Death of a kosher market

The greater Hartford Jewish community, whose epicenter is West Hartford, was rocked this week by news that the Crown Market is closing. For 74 years, the Crown has been not just the place where you could buy kosher but the community's heart and soul.

The Crown Market, West Hartford, CT
The Crown Market, West Hartford, CT

The Crown Market, West Hartford, CT

The greater Hartford Jewish community, whose epicenter is West Hartford, was rocked this week by news that the Crown Market is closing. For 74 years, the Crown has been not just the place where you could buy kosher but the community’s heart and soul. As one local blogger put it:

I see people on my Facebook feed reminiscing about Crown’s seven-layer cake and world-famous tuna. We are so tied to food, and Crown Market has fed Hartford-area simchas (celebrations) and shivas for generations. We are profoundly saddened that we failed to shepherd it to the next generation.

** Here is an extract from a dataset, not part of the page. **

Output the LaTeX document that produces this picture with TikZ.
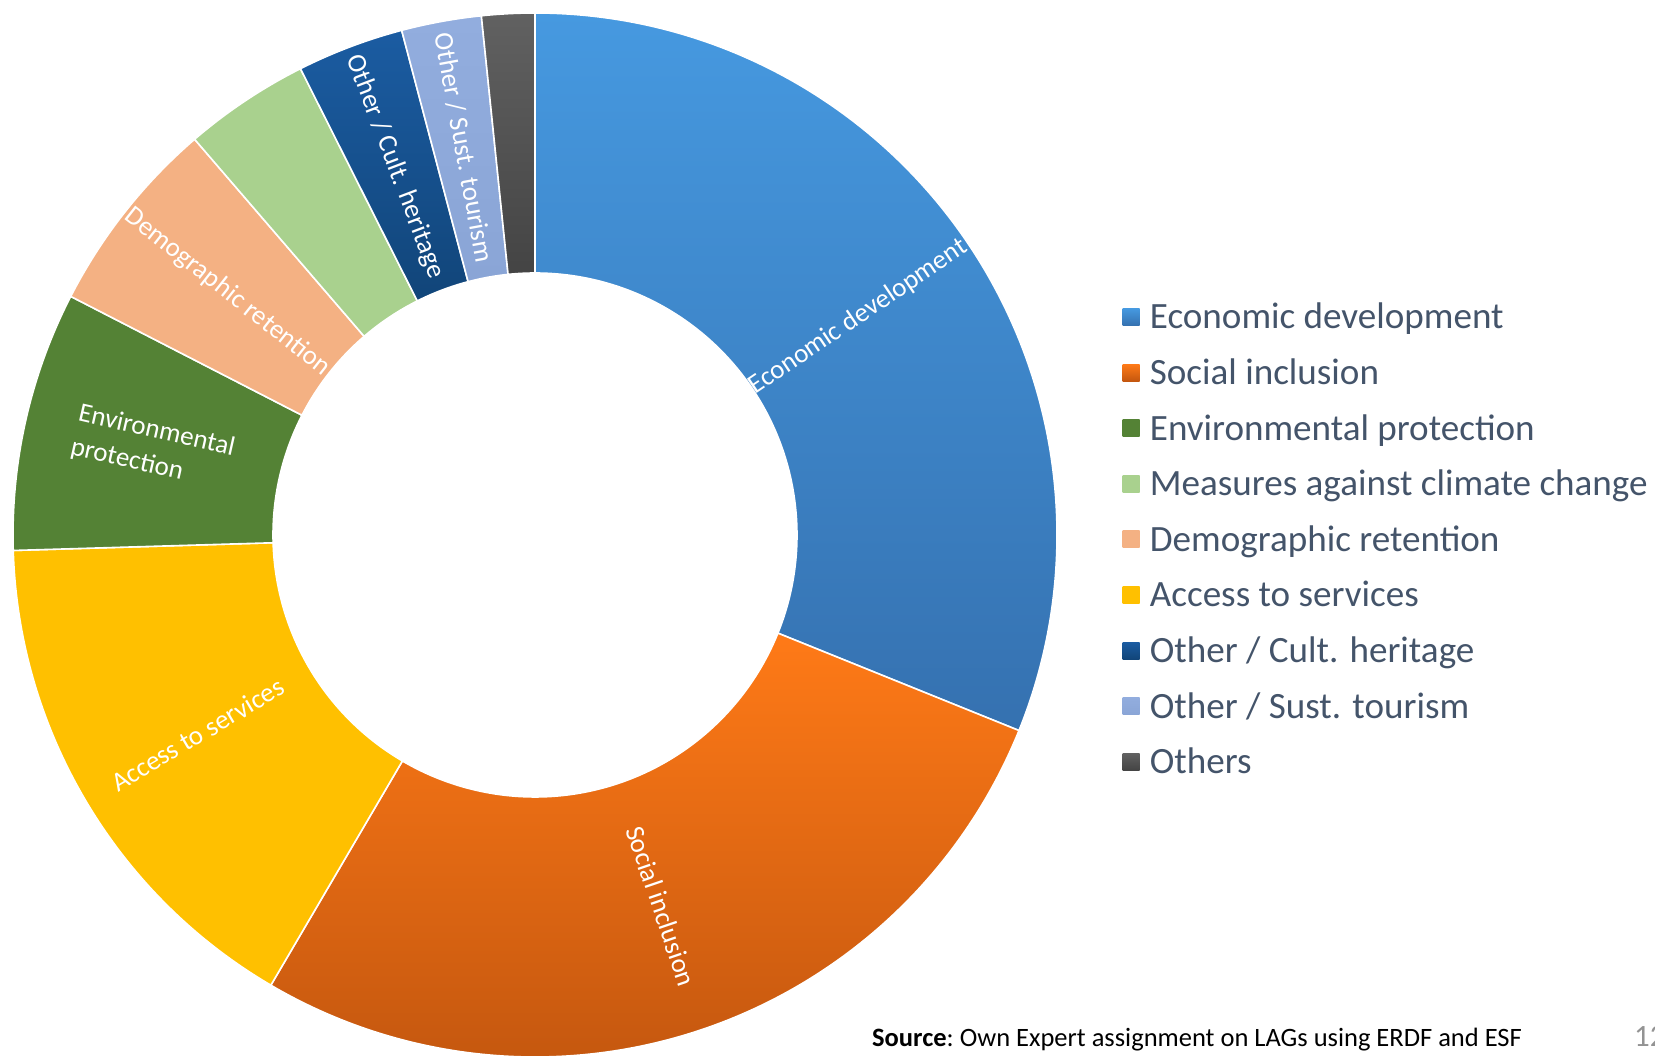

“Nooooooooooooo!” lamented non-Jewish Hartford media celeb Colin McEnroe, who proceeded to gin up support for turning the store into a co-op.


The Crown is closing because its business has declined, for which there are several explanations. In recent years, it has been crowded by the cheaper and sexier food (including kosher meat) purveyed by nearby Big Y, Whole Foods, and Walmart Neighborhood Market stores. Meanwhile, the Jews have been moving out of its immediate environs, from what’s known as “the Reservation” (with street names like Mohegan, Mohawk, and Iroquois) to Farmington and Simsbury and Glastonbury.

It’s claimed as well that there has been a decline in the number of Hartford Jews who keep kosher, though I’d like to see the numbers on that. What I suspect is that in the old days, a lot of Jews who didn’t do so nevertheless shopped at the Crown out of tribal loyalty, and the knowledge that this was where you’d run into your neighbors.

At issue here is a broad decline in community involvement, be it membership in synagogue, golf club, or JCC. Nor is this only the consequence of dispersion and secularization. Among those who have not been shopping at the Crown are the local ultra-Orthodox — in particular, the members of Chabad, who claimed that the Crown’s food was not kosher enough for them. While the store’s performance in that regard once left something to be desired, since 2010 its meat has been certified glatt kosher by a local Orthodox (but not Chabad) rabbi.

“Chabad would do the community a favor if they’d stop seeing themselves as elitist,” said one community leader. “Their mistake is that their own viability is compromised.” Compromised, that is, by a decline in contributions from community leaders who can’t forgive them for refusing to patronize the Crown.

But Chabad’s stance in Hartford is characteristic of the ultra-Orthodox generally. One of the most striking findings of last Fall’s Pew study of American Jews is the transformation of the most religious portion of the country’s Jewish population from largely Modern Orthodox to heavily Ultra-Orthodox. Whereas the Modern Orthodox — those who combine traditional observance with full engagement in American society — are the portion of the Jewish population most engaged in communal activities outside their synagogues, the Ultras are the least.

It’s the decline of the Modern Orthodox, one might say, that removed the jewels from the Crown.